Converting to US-ASCII hexadecimal characters

val to_hex : string -> string

to_hex s is the sequence of bytes of s as US-ASCII lowercase hexadecimal digits.

val of_hex' : string -> (string, int) Stdlib.result

of_hex' h parses a sequence of US-ASCII (lower or upper cased) hexadecimal digits from h into its corresponding byte sequence. Error n is returned either with n an index in the string which is not a hexadecimal digit or the length of h if it there is a missing digit at the end.

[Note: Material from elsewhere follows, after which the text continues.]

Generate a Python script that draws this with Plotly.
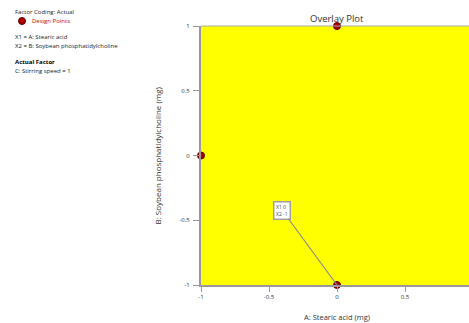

val of_hex : string -> (string, string) Stdlib.result

of_hex is of_hex' but errors with an english error message.

Converting to printable US-ASCII characters

val escape : string -> string

escape s escapes bytes of s to a representation that uses only US-ASCII printable characters. More precisely:

  • [0x20;0x5B] and [0x5D;0x7E] are left unchanged. These are the printable US-ASCII bytes, except '\\' (0x5C).
  • [0x00;0x1F], 0x5C and [0x7F;0xFF] are escaped by an hexadecimal "\xHH" escape with H a capital hexadecimal number. These bytes are the US-ASCII control characters, the non US-ASCII bytes and '\\' (0x5C).

Use unescape to unescape. The invariant unescape (escape s) = Ok s holds.

val unescape : string -> (string, int) Stdlib.result

unescape s unescapes from s the escapes performed by escape. More precisely:

  • "\xHH" with H a lower or upper case hexadecimal number is unescaped to the corresponding byte value.

Any other escape following a '\\' not defined above makes the function return Error i with i the index of the error in the string.

val ocaml_string_escape : string -> string

ocaml_string_escape s escapes the bytes of s to a representation that uses only US-ASCII printable characters and according to OCaml's conventions for string literals. More precisely:

  • '\b' (0x08) is escaped to "\\b" (0x5C,0x62).
  • '\t' (0x09) is escaped to "\\t" (0x5C,0x74).
  • '\n' (0x0A) is escaped to "\\n" (0x5C,0x6E).
  • '\r' (0x0D) is escaped to "\\r" (0x5C,0x72).
  • '\"' (0x22) is escaped to "\\\"" (0x5C,0x22).
  • '\\' (0x5C) is escaped to "\\\\" (0x5C,0x5C).
  • 0x20, 0x21, [0x23;0x5B] and [0x5D;0x7E] are left unchanged. These are the printable US-ASCII bytes, except '\"' (0x22) and '\\' (0x5C).
  • Remaining bytes are escaped by an hexadecimal "\xHH" escape with H an uppercase hexadecimal number. These bytes are the US-ASCII control characters not mentioned above and non US-ASCII bytes.

Use ocaml_unescape to unescape. The invariant ocaml_unescape (ocaml_string_escape s) = Ok s holds.

val ocaml_unescape : string -> (string, int) Stdlib.result

ocaml_unescape s unescapes from s the escape sequences afforded by OCaml string and char literals. More precisely:

  • "\\b" (0x5C,0x62) is unescaped to '\b' (0x08).
  • "\\t" (0x5C,0x74) is unescaped to '\t' (0x09).
  • "\\n" (0x5C,0x6E) is unescaped to '\n' (0x0A).
  • "\\r" (0x5C,0x72) is unescaped to '\r' (0x0D).
  • "\\ " (0x5C,0x20) is unescaped to ' ' (0x20).
  • "\\\"" (0x5C,0x22) is unescaped to '\"' (0x22).
  • "\\'" (0x5C,0x27) is unescaped to '\'' (0x27).
  • "\\\\" (0x5C,0x5C) is unescaped to '\\' (0x5C).
  • "\xHH" with H a lower or upper case hexadecimal number is unescaped to the corresponding byte value.
  • "\\DDD" with D a decimal number such that DDD is unescaped to the corresponding byte value.
  • "\\oOOO" with O an octal number is unescaped to the corresponding byte value.

Any other escape following a '\\' not defined above makes the function return Error i with i the location of the error in the string.